Greg Simpson – Wunderlich Securities

So, okay. So a pipeline of growth, that’s a nice problem to have. Kevin, let me – you mentioned profitability. So I feel compelled to ask this question. So we’ve seen the growing number of companies for easy money, this question has been answered or asked of you guys on past conference calls.

Do you feel and you’re making obviously from a non-cash standpoint your progress towards profitability, can you talk about that in general and just kind of how you feel comfortable with the balance sheet and where you feel like you sit right there?

Kevin Sayer

It’s funny. If somebody were to ask me my favorite numbers that I recited in, in all these numbers, it would be 6. That would be the $6 million drop to the bottom line on $9.2 million in increased sales. Our operating income cash loss was only $3.7 million this quarter compared to number closer to $10 million a year ago and our working capital progressed exactly the way we wanted it to.

We have that capacity of close to $30 million that we can take down later this if we needed cash and we’ve made a commitment internally to ourselves, to our management team and to our investors that we’re not going to go raise more equity money.
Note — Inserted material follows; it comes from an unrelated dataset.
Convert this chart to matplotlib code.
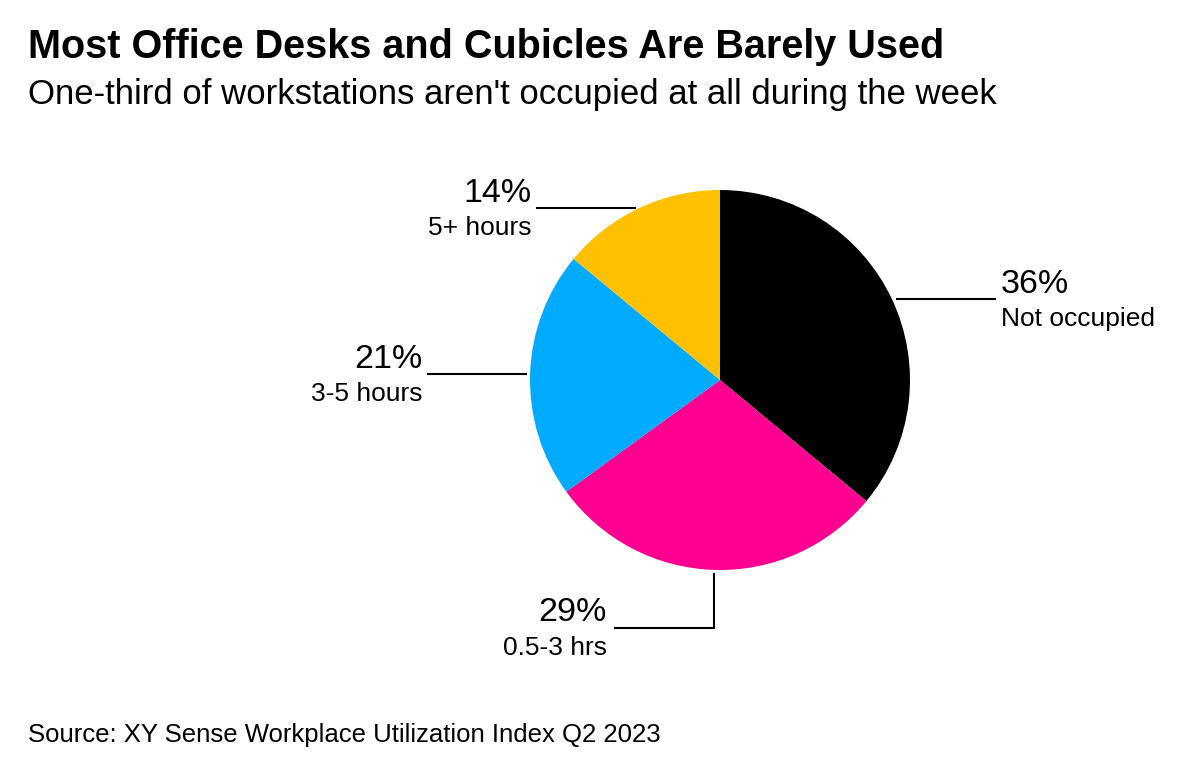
import numpy as np
import matplotlib
matplotlib.use("Agg")
import matplotlib.pyplot as plt

plt.rcParams['font.family'] = ['Liberation Sans', 'DejaVu Sans']

categories = ["Not occupied", "0.5-3 hrs", "3-5 hours", "5+ hours"]
values = [36, 29, 21, 14]
colors = ["#000000", "#FF0090", "#00AAFF", "#FFC000"]

title = "Most Office Desks and Cubicles Are Barely Used"
subtitle = "One-third of workstations aren't occupied at all during the week"
source = "Source: XY Sense Workplace Utilization Index Q2 2023"

W, H = 1178, 770
fig = plt.figure(figsize=(W / 100, H / 100), dpi=100)
ax = fig.add_axes([0, 0, 1, 1])

cx, cy, r = 720, H - 380, 190
wedges, _ = ax.pie(values, colors=colors, startangle=90, counterclock=False,
                   center=(cx, cy), radius=r, wedgeprops=dict(linewidth=0))
ax.set_xlim(0, W)
ax.set_ylim(0, H)
ax.set_aspect('equal', adjustable='box')
ax.axis('off')

big = 24.5
small = 19
line_len = 100
for w, v, cat in zip(wedges, values, categories):
    mid = np.deg2rad((w.theta1 + w.theta2) / 2)
    ax_ = cx + r * np.cos(mid)
    ay_ = cy + r * np.sin(mid)
    if abs(np.sin(mid)) > 0.95:
        # bottom wedge: vertical then horizontal
        y2 = ay_ - 58
        ax.plot([ax_, ax_, ax_ - line_len], [ay_ - 3, y2, y2], color='black', lw=1.5,
                solid_capstyle='butt', solid_joinstyle='miter')
        tx = ax_ - line_len - 7
        ax.text(tx, y2 + 7, f"{v}%", ha='right', va='baseline', fontsize=big)
        ax.text(tx, y2 - 27, cat, ha='right', va='baseline', fontsize=small)
    elif np.cos(mid) > 0:
        x0 = ax_ + 4
        ax.plot([x0, x0 + line_len], [ay_, ay_], color='black', lw=1.5,
                solid_capstyle='butt')
        tx = x0 + line_len + 5
        ax.text(tx, ay_ + 6, f"{v}%", ha='left', va='baseline', fontsize=big)
        ax.text(tx, ay_ - 27, cat, ha='left', va='baseline', fontsize=small)
    else:
        x0 = ax_ - 3
        ax.plot([x0, x0 - line_len], [ay_, ay_], color='black', lw=1.5,
                solid_capstyle='butt')
        tx = x0 - line_len - 5
        ax.text(tx, ay_ + 6, f"{v}%", ha='right', va='baseline', fontsize=big)
        ax.text(tx, ay_ - 27, cat, ha='right', va='baseline', fontsize=small)

ax.text(28, H - 58, title, ha='left', va='baseline', fontsize=28.5, fontweight='bold')
ax.text(28, H - 104, subtitle, ha='left', va='baseline', fontsize=25)
ax.text(28, H - 742, source, ha='left', va='baseline', fontsize=18.5)

fig.savefig("out.png", dpi=100, facecolor='white')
We’re going to turn this thing where it needs to be and with growth like we believe we can do it. So that’s our plan today.

Greg Simpson – Wunderlich Securities

Awesome. All right, thanks very much.

Operator

We have no further questions at this time.

Terry Gregg

Okay, I’d like to wrap it and I got a few 35,000 foot level kind of comments, so in March of this year, the American Diabetes Association released new data which estimates the total cost of diabetes in United States has risen to $245 billion per year in 2012 from $174 billion per year in 2007. That’s a 41% increase over just a five year period.

Today, nearly 26 million adults and children are living with the disease in United States; an additional 79 million are estimated to have pre-diabetes. Direct medical costs totaled $176 billion last year for hospital and emergency care, office visits, and medications. Indirect medical costs including absenteeism, reduced productivity, and employment cost by diabetes related to disability and loss productivity due to early mortality totaled $69 billion last year.

So we have gone from 12.1 million people diagnosed with diabetes in the U.S. in 2002, to 17.5 million in 2007 to nearly 26 million people with diabetes in United States in 2012. The high cost of complications has increased the economic burden over $70 billion annually in just the last five years. And yes we know that CGM can improve outcomes and delay or perhaps even prevent the onset of many of these complications.

There’s absolutely no wonder why I’m so excited about the current and future prospects of DexCom. Thank you.

Operator

Thank you. Ladies and gentlemen, this concludes today’s conference. Thank you for participating. You may now disconnect.